Avec ce premier partenariat créatif, la stratégie de Jean-Marc Gaucher est claire : s’immiscer dans le monde du luxe et charmer une nouvelle clientèle, originaire d’Asie. De l’autre côté du globe, on découvre pour la première fois la marque Repetto. L’idée est brillante : on peut à la fois porter Paris et Tokyo avec cette association inédite, unissant le romantisme classique français et l’innovation japonaise. Le modèle qui naît de cette union est en cuir, sobre mais audacieux. Le bout de la ballerine est rectangulaire et rappelle les pointes des danseuses classiques. La semelle en gomme trouve parfaitement sa place dans la mode des années 2000, les lanières croisées en cuir aussi. Le pari est relevé pour Jean-Marc Gaucher, qui voit ses ballerines Repetto se vendre au sein des boutiques Issey Miyake un peu partout en Asie.

2002 : Envol avec Yohji Yamamoto 

Fort d’avoir amorcé la conquête du marché asiatique, Jean-Marc Gaucher fait appel au styliste japonais Yohji Yamamoto pour insuffler sa vision innovante à un autre modèle emblématique de la marque, les richelieus Zizi. Le créateur, qui vient de présenter sa première collection haute couture à Paris, revisite le modèle en le délestant de ses lacets et en optant pour une teinte noire, sa couleur de prédilection. Connu pour ses collections monochromes, le styliste avant-gardiste détourne des pièces du vestiaire masculin pour les adapter à la femme. Dans cette démarche, il propose une paire unisexe, facile à porter et élégante. 

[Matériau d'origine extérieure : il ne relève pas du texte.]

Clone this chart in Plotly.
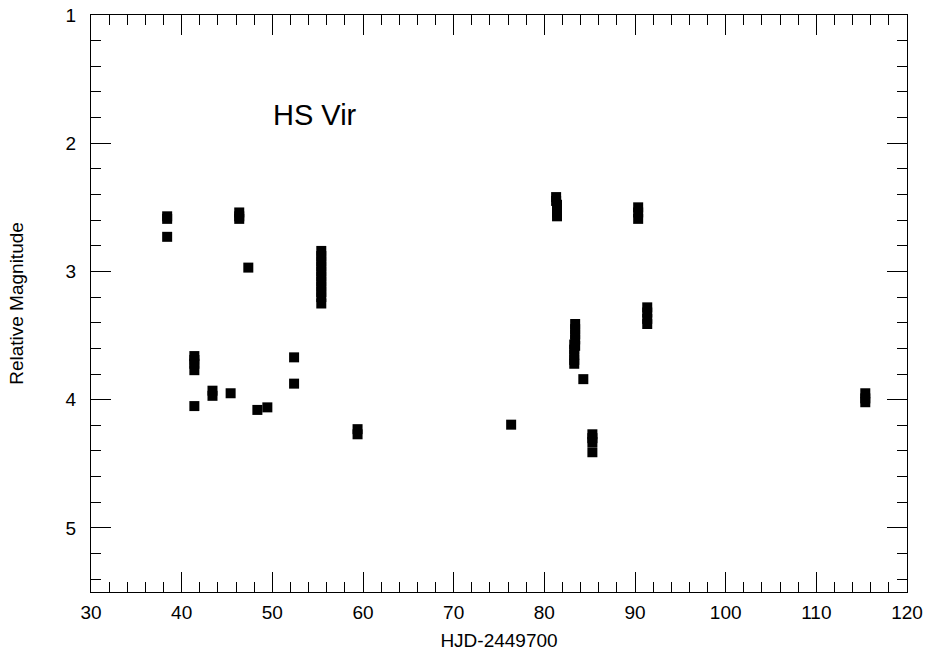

2009 : Haute voltige avec Karl Lagerfeld 

Repetto se rapproche désormais de la haute couture à travers une collaboration avec Karl Lagerfeld. Le créateur allemand s’empare du modèle Cabaret qu’il décline en deux versions – une plate et une à talons – et met l’emphase sur la géométrie de la chaussure. Ajoutant une touche futuriste tout en restant fidèle à son style ainsi qu’à sa palette de couleurs, Lagerfeld habille ses Repetto d’un “tutu” en cuir verni perforé. Aperçus au défilé printemps-été 2009 lors de la Fashion Week parisienne, les modèles seront rendus accessibles par leur mise en vente dans les boutiques Repetto mais également chez Colette, le concept-store mythique de la rue Saint-Honoré, où il était alors de bon ton d’aller dénicher les dernières tendances. 

2013 : Hors des sentiers battus avec Mary Katrantzou 

Fort du succès de sa collaboration précédente et sur une idée du concept-store Colette, Repetto s’associe en 2013 avec Mary Katrantzou. Main dans la main, la créatrice grecque et la maison française revisitent la ballerine Cendrillon et les richelieus Zizi, la paire favorite de Serge Gainsbourg. Les modèles emblématiques se déclinent désormais en noir et blanc, avec des imprimés fleuris ou architecturaux. Connue pour ses motifs maximalistes, Mary Katrantzou laisse ainsi son empreinte avec cette collection capsule en édition limitée qui sera vendue – sans surprise – en exclusivité chez Colette. À travers cette association audacieuse, Repetto affiche clairement l’ambition de ne pactiser qu’avec la crème de la crème des créatifs. Et ça fonctionne. 

2019 : Pas de deux avec Patrick Church pour Opening Ceremony 

En 2019, Repetto fait appel à l’artiste pluridisciplinaire Patrick Church pour une collaboration des plus ambitieuses. Lors d’une performance exclusive intitulée Pas De Deux, Church peint en direct sur des ballerines en toile au cœur de la boutique new-yorkaise d’Opening Ceremony. Haut lieu de la mode, Opening Ceremony est à New York ce que Colette fut à Paris jusqu’à sa fermeture en 2017. Cette performance se déroule à un moment charnière où les artistes se voient de plus en plus contraints d’utiliser les réseaux sociaux pour faire connaître leur travail. En proposant aux clients de la boutique de voir non pas via un écran mais de leurs propres yeux la confection d’une collection capsule, cette collaboration emmène Repetto encore plus loin dans la créativité. Sur les ballerines, Church peint des parties du corps humain – yeux, visage, buste – avec une palette sobre comprenant seulement trois couleurs. En plus de ces modèles exclusifs réalisés en direct, des modèles en noir et blanc produits en plus grande quantité étaient disponibles dans tous les points de vente Opening Ceremony. De quoi contenter tous les publics.